■ **Set exercise**:
Extract every line where the string "this" appears.

■ **Information provided**:
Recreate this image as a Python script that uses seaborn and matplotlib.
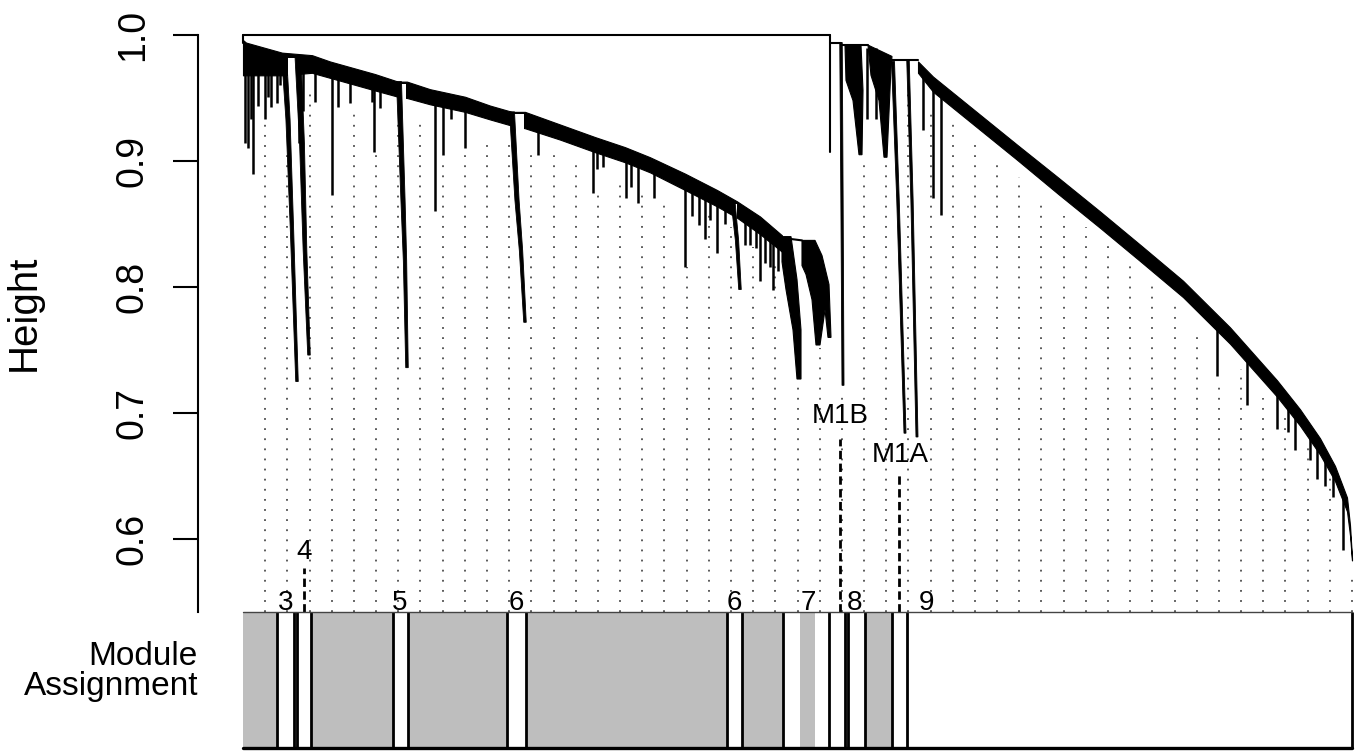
import numpy as np
import matplotlib
matplotlib.use("Agg")
import matplotlib.pyplot as plt
import seaborn as sns

# gene dendrogram (WGCNA style): leaves in dendrogram order 0..1109, height = 1 - TOM
n_leaves = 1109
h_floor = 0.5421

# main left branch: merge-height band (upper / lower edge)
left_x = [0, 3, 39, 69, 87, 105, 132, 155, 164, 187, 222, 247, 269, 282, 317, 352, 382, 407,
          442, 474, 494, 517, 539]
left_top = [.996, .994, .986, .984, .979, .975, .969, .963, .963, .957, .951, .944, .939, .939,
            .929, .919, .911, .903, .890, .877, .868, .856, .841]
left_bot = [.968, .968, .968, .970, .966, .962, .956, .951, .950, .945, .939, .933, .928, .926,
            .917, .907, .899, .891, .877, .864, .855, .842, .828]

# main right branch (module 9)
right_x = [675, 690, 732, 774, 815, 857, 898, 940, 987, 1034, 1057, 1077, 1092, 1104, 1107, 1109]
right_top = [.979, .967, .940, .913, .887, .860, .833, .805, .768, .726, .703, .680, .658, .633,
             .611, .585]
right_bot = [.970, .955, .928, .901, .874, .847, .820, .792, .755, .713, .690, .667, .646, .622,
             .603, .583]

# gaps inside the left band where module branches split off
notch_x0 = [45, 157, 271, 491]
notch_x1 = [53, 163, 281, 494]
notch_top = [.982, .961, .937, .866]
notch_bot = [.960, .945, .918, .853]

# module branches hanging from the band
tail_x = [[41, 45, 49, 54], [55, 59, 62, 66], [156, 160, 162, 164], [269, 274, 278, 282],
          [490, 494, 497], [598, 599, 600], [650, 655, 662], [665, 669, 674]]
tail_h = [[.985, .933, .845, .725], [.983, .914, .829, .746], [.963, .869, .821, .736],
          [.939, .869, .829, .772], [.868, .837, .798], [.994, .869, .722],
          [.979, .869, .684], [.980, .869, .681]]

# dense sub-clusters (outline of leaves)
blob_x = [[539, 548, 554, 558, 558, 554, 550, 543, 539],
          [559, 572, 579, 586, 588, 585, 582, 577, 573, 569, 563, 559],
          [602, 618, 620, 619, 616, 610, 603],
          [625, 649, 648, 644, 641, 636, 628]]
blob_h = [[.840, .840, .806, .766, .727, .727, .766, .798, .820],
          [.837, .837, .825, .802, .760, .760, .782, .754, .754, .790, .810, .817],
          [.992, .992, .956, .905, .905, .948, .964],
          [.992, .983, .974, .903, .903, .948, .968]]

# single leaves dropping from the bands
spike_left_x = [2, 5, 8, 10, 15, 22, 25, 28, 34, 37, 56, 60, 72, 89, 95, 107, 129, 131, 137,
                192, 200, 208, 222, 295, 350, 354, 360, 383, 388, 395, 411, 442, 449, 456,
                462, 467, 474, 482, 502, 507, 513, 517, 522, 527, 530, 535]
spike_left_h = [.914, .910, .933, .890, .944, .933, .951, .943, .946, .960, .914, .940, .947,
                .873, .943, .946, .947, .907, .942, .860, .905, .933, .910, .905, .875, .894,
                .895, .871, .879, .867, .871, .816, .856, .849, .838, .853, .827, .850, .833,
                .833, .831, .805, .819, .816, .798, .813]
spike_right_x = [680, 690, 698, 974, 1004, 1034, 1045, 1052, 1067, 1074, 1082, 1090, 1100]
spike_right_h = [.925, .871, .857, .729, .706, .687, .685, .671, .663, .648, .642, .633, .591]
spike_mid_x = [624, 633]
spike_mid_h = [.933, .933]

# dotted guide lines (50 evenly spaced leaves)
guide_top = [.933, .909, .955, .871, .942, .906, .930, .932, .903, .909, .916, .916, .909, .909,
             .903, .875, .885, .877, .869, .816, .857, .848, .832, .821, .724, .752, .717, .903,
             .901, .956, .939, .932, .917, .902, .887, .871, .856, .848, .833, .818, .803, .788,
             .765, .726, .735, .712, .697, .675, .657, .570]

# module labels
lab_text = ["3", "4", "5", "6", "6", "7", "8", "9", "M1B", "M1A"]
lab_x = [43, 61, 157, 273, 491, 565, 612, 684, 597, 657]
lab_h = [.549, .590, .549, .549, .549, .549, .549, .549, .698, .667]
pointer_x = [61, 597, 656]
pointer_top = [.577, .679, .652]

# module assignment bar
mod_start = [34, 54, 150, 264, 484, 540, 586, 605, 649, 664]
mod_end = [51, 68, 165, 283, 499, 586, 602, 622, 664, 1109]
grey_start = [0, 557]
grey_end = [664, 572]

sns.set_theme(style="white")
plt.rcParams["font.family"] = ["Liberation Sans", "DejaVu Sans"]
plt.rcParams["text.color"] = "black"

fig = plt.figure(figsize=(13.6, 7.52), dpi=100)
ax = fig.add_axes([198 / 1360, 1 - 612 / 752, 1160 / 1360, 587 / 752])
ax2 = fig.add_axes([198 / 1360, 1 - 748 / 752, 1160 / 1360, 136 / 752])

# guides first, under the tree
gx = np.arange(1, 51) * n_leaves / 50
ax.vlines(gx, h_floor, guide_top, colors="#4d4d4d", linestyles=(0, (1, 4.6)), lw=1.3, zorder=1)

k = "black"
# root and top merges
ax.plot([0, 587], [1.0, 1.0], color=k, lw=1.5, zorder=3)
ax.plot([0, 0], [1.0, .994], color=k, lw=1.5, zorder=3)
ax.plot([587, 587], [1.0, .907], color=k, lw=1.5, zorder=3)
ax.plot([587, 598], [.994, .994], color=k, lw=1.5, zorder=3)
ax.plot([598, 625], [.992, .992], color=k, lw=1.5, zorder=3)
ax.plot([649, 675], [.980, .980], color=k, lw=1.5, zorder=3)
ax.plot([539, 559], [.839, .837], color=k, lw=1.5, zorder=3)

ax.fill_between(left_x, left_bot, left_top, color=k, lw=0.8, zorder=2)
ax.fill_between(right_x, right_bot, right_top, color=k, lw=0.8, zorder=2)
for x0, x1, t, b in zip(notch_x0, notch_x1, notch_top, notch_bot):
    ax.fill_between([x0, x1], [b, b], [t, t], color="white", lw=0, zorder=2.5)

widths = [(5, 2.5), (6, 2.5), (5, 2.5), (5, 2.5), (4, 2.5), (2.5, 2), (3, 2), (2.5, 2)]
for xs, hs, (w0, w1) in zip(tail_x, tail_h, widths):
    xs, hs = np.asarray(xs, float), np.asarray(hs, float)
    w = np.linspace(w0, w1, len(xs))
    ax.fill(np.r_[xs - w / 2, (xs + w / 2)[::-1]], np.r_[hs, hs[::-1]], color=k, lw=0.6, zorder=3)

for xs, hs in zip(blob_x, blob_h):
    ax.fill(xs, hs, color=k, lw=0.8, zorder=3)

top_l = np.interp(spike_left_x, left_x, left_bot) + 0.004
ax.vlines(spike_left_x, spike_left_h, top_l, colors=k, lw=1.8, zorder=3)
top_r = np.interp(spike_right_x, right_x, right_bot) + 0.004
ax.vlines(spike_right_x, spike_right_h, top_r, colors=k, lw=1.8, zorder=3)
ax.vlines(spike_mid_x, spike_mid_h, 0.99, colors=k, lw=1.8, zorder=3)

for t, x, h in zip(lab_text, lab_x, lab_h):
    ax.text(x, h, t, ha="center", va="center", fontsize=20, color=k, zorder=5)
ax.vlines(pointer_x, h_floor, pointer_top, colors=k, linestyles=(0, (3, 1.6)), lw=2.0, zorder=4)

ax.set_xlim(-45, 1115)
ax.set_ylim(h_floor, 1 + 10 / 1260)
sns.despine(ax=ax, top=True, right=True, bottom=True)
ax.spines["left"].set_bounds(h_floor, 1.0)
ax.spines["left"].set_linewidth(1.5)
ax.spines["left"].set_color(k)
ax.set_xticks([])
ax.set_yticks([0.6, 0.7, 0.8, 0.9, 1.0])
ax.set_yticklabels(["0.6", "0.7", "0.8", "0.9", "1.0"], rotation=90, va="center")
ax.tick_params(axis="y", direction="out", length=18, width=1.5, pad=16, labelsize=27,
               left=True, color=k, labelcolor=k)
ax.patch.set_alpha(0)

fig.text(24 / 1360, 1 - 313 / 752, "Height", rotation=90, ha="center", va="center",
         fontsize=29, color=k)

# module assignment colour bar
grey = "#bebebe"
ax2.bar(grey_start[:1], [1], width=[grey_end[0] - grey_start[0]], align="edge", color=grey, lw=0)
ax2.bar(mod_start, [1] * len(mod_start), width=np.subtract(mod_end, mod_start), align="edge",
        color="white", lw=0)
ax2.bar(grey_start[1:], [1], width=[grey_end[1] - grey_start[1]], align="edge", color=grey, lw=0)
edges = sorted(set(mod_start) | set(mod_end))
ax2.vlines(edges, 0, 1, colors=k, lw=2.0)
ax2.plot([0, n_leaves], [1, 1], color="#444444", lw=1.0, clip_on=False)
ax2.plot([0, n_leaves], [0, 0], color=k, lw=2.4, clip_on=False)
ax2.set_xlim(-45, 1115)
ax2.set_ylim(0, 1)
ax2.set_axis_off()

fig.text(197 / 1360, 1 - 665 / 752, "Module", ha="right", va="baseline", fontsize=24, color=k)
fig.text(198 / 1360, 1 - 695 / 752, "Assignment", ha="right", va="baseline", fontsize=24, color=k)

fig.savefig("out.png", dpi=100, facecolor="white")
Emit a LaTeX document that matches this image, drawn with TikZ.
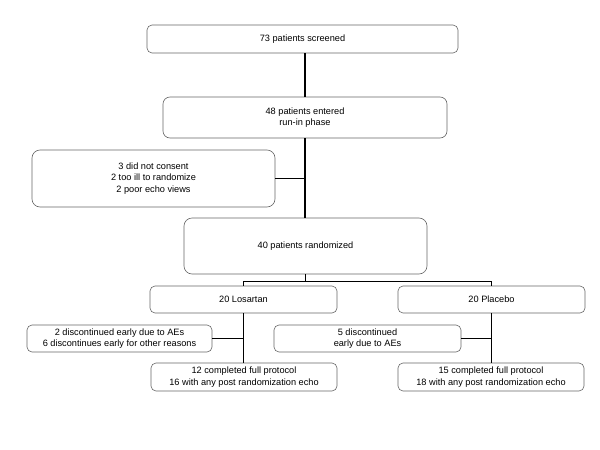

■ **Written reply**:
Recreate this image as a Python script that uses seaborn and matplotlib.
Emit a LaTeX document that matches this image, drawn with TikZ.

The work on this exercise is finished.